2. Graciela Iturbide in”Investigation” – Art in the Twenty-First-Century. Via Art21
3. INDECLINE – The United States of Apathy

BSA Special Feature: Gonzalo Borondo, “Settimo Giorno”
Borondo’s latest exhibition, titled “Settimo Giorno” (Seventh Day), is an immersive artistic experience that combines visual, poetic, and auditory elements to delve into the themes of creation, transformation, and the delicate balance between chaos and tranquility.
The artist is taking inspiration from the ancient text of the book of Genesis to explore the first six days of creation artistically. The exhibition is well placed here in the Former Church of San Mattia, which adds a unique atmosphere of reflection, tranquility, and silence to the experience.
Borondo incorporates video as the primary medium of expression; over sixty of them, consisting of manipulated cyanotype photograms, are placed in the church’s six chapels and the altar, visually recounting the creation myth’s six days. These videos, created through a combination of analog development techniques and modern 3D technology, bridge the gap between the past and present, both technically and conceptually, between architecture, dialogue, heritage, and contemporary.
Alongside the visual elements, the exhibition incorporates poetic elements. Ángela Segovia, a renowned Spanish poet and winner of the National Poetry Prize in Spain, provides recorded snippets of text that are whispered by herself, creating an immersive experience for the visitors.

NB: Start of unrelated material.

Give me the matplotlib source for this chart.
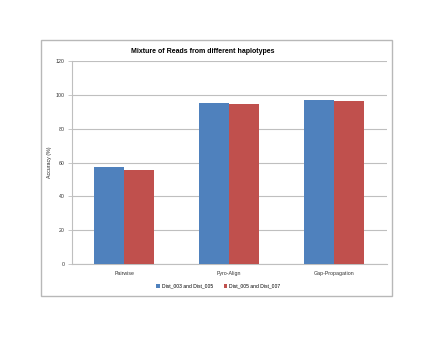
import matplotlib
matplotlib.use("Agg")
import matplotlib.pyplot as plt
import numpy as np
from matplotlib.patches import Rectangle

categories = ["Pairwise", "Pyro-Align", "Gap-Propagation"]
series_names = ["Dist_003 and Dist_005", "Dist_005 and Dist_007"]
dist_003_005 = [57.3, 95.2, 96.9]
dist_005_007 = [55.4, 94.4, 96.3]
yticks = [0, 20, 40, 60, 80, 100, 120]

BLUE = "#4F81BD"
RED = "#C0504D"
GRID = "#bfbfbf"
FONT = "Liberation Sans"


def main() -> None:
    fig = plt.figure(figsize=(4.4, 3.4), dpi=100)
    fig.patch.set_facecolor("white")

    # outer chart border
    fig.patches.append(Rectangle((0.0925, 0.129), 0.798, 0.753, transform=fig.transFigure,
                                 fill=False, edgecolor="#b8b8b8", linewidth=1.0))

    ax = fig.add_axes([0.163, 0.2235, 0.716, 0.597])
    x = np.arange(len(categories))
    w = 0.286
    ax.bar(x - w / 2, dist_003_005, width=w, color=BLUE, label=series_names[0], zorder=3)
    ax.bar(x + w / 2, dist_005_007, width=w, color=RED, label=series_names[1], zorder=3)

    ax.set_xlim(-0.5, len(categories) - 0.5)
    ax.set_ylim(0, 120)
    ax.set_yticks(yticks)
    ax.set_yticklabels([str(v) for v in yticks], fontsize=3.8, family=FONT, color="#333333")
    ax.set_xticks(x)
    ax.set_xticklabels(categories, fontsize=3.8, family=FONT, color="#333333")
    ax.tick_params(axis="x", length=0, pad=5)
    ax.tick_params(axis="y", length=3, width=0.6, color=GRID, pad=2)
    ax.yaxis.grid(True, color=GRID, linewidth=0.8, zorder=0)
    ax.set_axisbelow(True)
    for s in ["top", "right"]:
        ax.spines[s].set_visible(False)
    for s in ["left", "bottom"]:
        ax.spines[s].set_color(GRID)
        ax.spines[s].set_linewidth(0.8)

    ax.set_ylabel("Accuracy (%)", fontsize=3.8, family=FONT, labelpad=3, color="#222222")
    fig.text(0.46, 0.848, "Mixture of Reads from different haplotypes", ha="center", va="center",
             fontsize=5.0, fontweight="bold", family=FONT)

    ax.legend(loc="upper center", bbox_to_anchor=(0.465, -0.075), ncol=2, frameon=False,
              prop={"family": FONT, "size": 3.6}, handlelength=0.7, handleheight=0.7,
              columnspacing=2.2, handletextpad=0.4)

    fig.savefig("out.png", dpi=100)
    plt.close(fig)


if __name__ == "__main__":
    main()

SETTIMO GIORNO at the Ex St. Mattia Church – Gonzalo Borondo
Graciela Iturbide in”Investigation” – Art in the Twenty-First-Century. Via Art21
“For Graciela Iturbide, the camera is a pretext for understanding the world. Her principal concern has been the photographic investigation of Mexico—her own cultural environment—through black-and-white images of landscapes and their inhabitants, abstract compositions, and self-portraits. Whether photographing indigenous communities in her native country, cholos in Los Angeles, Frida Kahlo’s house, or the landscape of the American South, her interest, she says, lies in what her heart feels and what her eyes see.”
INDECLINE – The United States of Apathy
In a stabbingly brutal way, street art/conceptual artist collective INDECLINE juxtaposes the photos of people killed by gun violence with smarmy fatuous unaware patriotic lyrics that rise and fall. Fall mostly. It’s a stunning contrast that brings the story home. It’s also a reductivist critique and somehow targets, if you will, victims and the guilty with similar contempt. You get the point, but a viewer may feel strangely like it misses it too. These victims didn’t ask to become spokespeople, and their families grieve them without fail daily.